A book of collected papers entitled Human Memory and the Learning Process: Selected Papers of Richard C. Atkinson, assembled by Russian colleagues, translated into Russian, and published in 1980 by the U.S.S.R. Academy of Sciences. The reference is Human Memory and the Learning Process: Selected Papers of Richard C. Atkinson, edited by Y. Zabrodin and B. F. Lomov. Moscow: Progress Publishing House, 1980.
Human Memory and the Learning Process
(Entire Collection) (13MB)
The papers in this volume deal with fundamental research on human memory, perception and cognition as well as more applied work on school learning and the instructional process. A theme running through all of these papers is a close interplay between theory and experimentation. Whenever possible, the theory is stated in formal terms either as a mathematical model or as a computer program; predictions are then derived from the theory; the predictions are used to design an appropriate experiment; the experiment is conducted and data collected; discrepancies are identified between theoretical predictions and experimental outcomes; the theory is revised to take account of the discrepancies; and the cycle of events is repeated. This cycle characterizes the scientific method whether in psychology or any other field of science. The interplay between theory and experiment is strengthened to the extent that the theory is stated in formal terms and can be used to identify differences between observed and predicted behavior.
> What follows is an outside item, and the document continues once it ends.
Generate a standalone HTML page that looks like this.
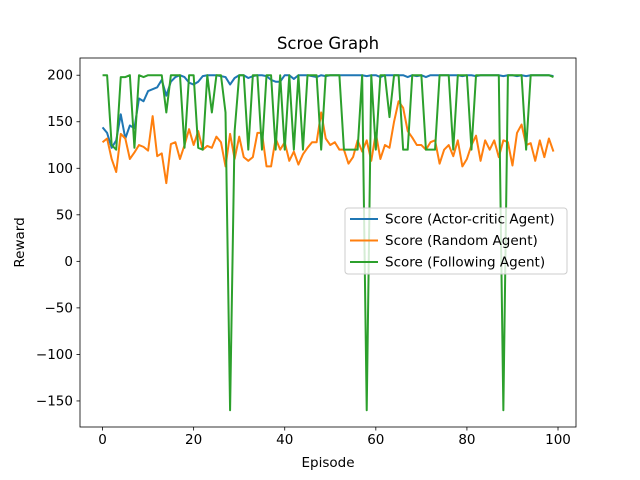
<!DOCTYPE html>
<html><head><meta charset="utf-8"><style>
body{margin:0;background:#fff}
svg{display:block;font-family:"DejaVu Sans","Liberation Sans",sans-serif}
</style></head><body>
<svg id="chart" width="640" height="480"></svg>
<script>
const episodes = Array.from({length:100},(_,i)=>i);
const actorCritic = [144,138,122,130,158,132,146,143,175,172,
183,185,187,195,178,193,198,200,198,192,
190,193,199,200,200,200,199,198,190,197,
200,200,197,199,200,200,199,195,193,193,
200,200,196,200,200,200,199,198,200,199,
200,200,200,200,200,200,200,200,199,200,
200,198,200,200,200,200,200,198,200,199,
200,198,200,200,200,200,200,200,200,199,
200,200,199,200,200,200,200,200,199,200,
200,199,200,199,200,200,200,200,200,199];
const randomAgent = [128,132,110,96,137,132,110,117,125,123,
119,156,113,116,84,126,128,110,125,142,
125,140,120,124,122,134,128,102,137,110,
134,112,108,112,138,138,102,102,132,120,
128,108,118,104,115,122,128,128,160,132,
125,128,120,120,105,112,130,118,130,108,
138,110,125,122,150,172,165,140,133,125,
125,120,128,130,105,120,125,113,130,102,
110,125,135,108,130,120,130,112,130,128,
103,138,147,125,127,108,130,112,132,118];
const followingAgent = [200,200,125,120,198,198,200,122,200,198,
200,200,200,200,160,200,200,200,122,200,
200,122,120,200,160,200,200,160,-160,140,
200,200,120,200,200,120,200,200,120,200,
120,200,120,200,120,200,200,200,120,200,
200,200,200,120,120,120,120,200,-160,200,
120,200,200,155,200,200,120,120,200,200,
200,120,120,120,200,200,200,120,200,200,
200,120,200,200,200,200,200,200,-160,200,
200,200,200,120,200,200,200,200,200,198];
const xTicks = [0,20,40,60,80,100];
const yTicks = [-150,-100,-50,0,50,100,150,200];
const seriesNames = ["Score (Actor-critic Agent)","Score (Random Agent)","Score (Following Agent)"];
const colors = ["#1f77b4","#ff7f0e","#2ca02c"];

const L=80,R=576,T=58,B=427;
const xMin=-4.95,xMax=103.95,yMin=-178,yMax=218.5;
const sx=v=>L+(v-xMin)/(xMax-xMin)*(R-L);
const sy=v=>B-(v-yMin)/(yMax-yMin)*(B-T);
const svg=document.getElementById('chart');
const NS='http://www.w3.org/2000/svg';
function mk(tag,attrs,parent){const e=document.createElementNS(NS,tag);for(const k in attrs)e.setAttribute(k,attrs[k]);(parent||svg).appendChild(e);return e;}

const xt=mk('g',{});


xTicks.forEach(v=>{
  mk('line',{x1:sx(v),x2:sx(v),y1:B,y2:B+3.5,stroke:'#000','stroke-width':0.8},xt);
  const t=mk('text',{x:sx(v),y:B+17,'text-anchor':'middle','font-size':'13.5',fill:'#000'},xt);
  
  
  t.textContent=v;
});
const yt=mk('g',{});


yTicks.forEach(v=>{
  mk('line',{x1:L-3.5,x2:L,y1:sy(v),y2:sy(v),stroke:'#000','stroke-width':0.8},yt);
  const t=mk('text',{x:L-7,y:sy(v)+4.5,'text-anchor':'end','font-size':'13.5',fill:'#000'},yt);
  
  
  t.textContent=v<0?'\u2212'+(-v):v;
});

[actorCritic,randomAgent,followingAgent].forEach((arr,si)=>{
  const p=mk('polyline',{points:arr.map((v,i)=>sx(episodes[i])+','+sy(v)).join(' '),fill:'none',stroke:colors[si],'stroke-width':2,'stroke-linejoin':'round'});
  
  
});

const frame=mk('rect',{x:L,y:T,width:R-L,height:B-T,fill:'none',stroke:'#000','stroke-width':0.8});



const title=mk('text',{x:(L+R)/2,y:49,'text-anchor':'middle','font-size':'16.5',fill:'#000'});


title.textContent='Scroe Graph';
const xl=mk('text',{x:(L+R)/2,y:467,'text-anchor':'middle','font-size':'13.5',fill:'#000'});


xl.textContent='Episode';
const yl=mk('text',{x:24,y:(T+B)/2,'text-anchor':'middle','font-size':'13.5',fill:'#000',transform:'rotate(-90 24 '+((T+B)/2)+')'});


yl.textContent='Reward';

const lg=mk('g',{});


mk('rect',{x:345,y:208,width:222,height:66,rx:3,fill:'#fff','fill-opacity':0.8,stroke:'#ccc','stroke-width':1},lg);
seriesNames.forEach((n,i)=>{
  const y=219+i*21.5;
  const g=mk('g',{},lg);
  
  
  mk('line',{x1:350,x2:378,y1:y,y2:y,stroke:colors[i],'stroke-width':2},g);
  const t=mk('text',{x:385,y:y+4.5,'font-size':'13.5',fill:'#000'},g);
  t.textContent=n;
});
</script>
</body></html>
It is a great honor and a pleasure for me to have some of my papers translated into Russian and published in the Soviet Union. I have been in close contact with psychologists and mathematicians in the Soviet Union since my first visit there in 1960 and these exchanges have proved to be invaluable. Discussions in the 1960’s with Soviet scientists were influential in my use of control theory as a method for optimizing the instructional process, and the first public lecture that I gave on my theory of long- and short-term memory was in Moscow at the 1968 meetings of the International Congress of Psychology. In recent years, I have maintained close relations with Professor Lomov and other members of the Institute of Psychology of the U.S.S.R. Academy of Sciences in Moscow; members of the institute have been in my laboratory at Stanford University several times and I have been a visitor at the Institute on at least four occasions. The understanding and colleagueship between American psychologists and their Soviet counterparts is as close as that of any two nations. Both the science of psychology and relations between our two countries benefit by this close interchange. I hope that the Soviet readers of this volume will share with me my excitement for research in psychology and that together we can expand the frontiers of the psychological sciences.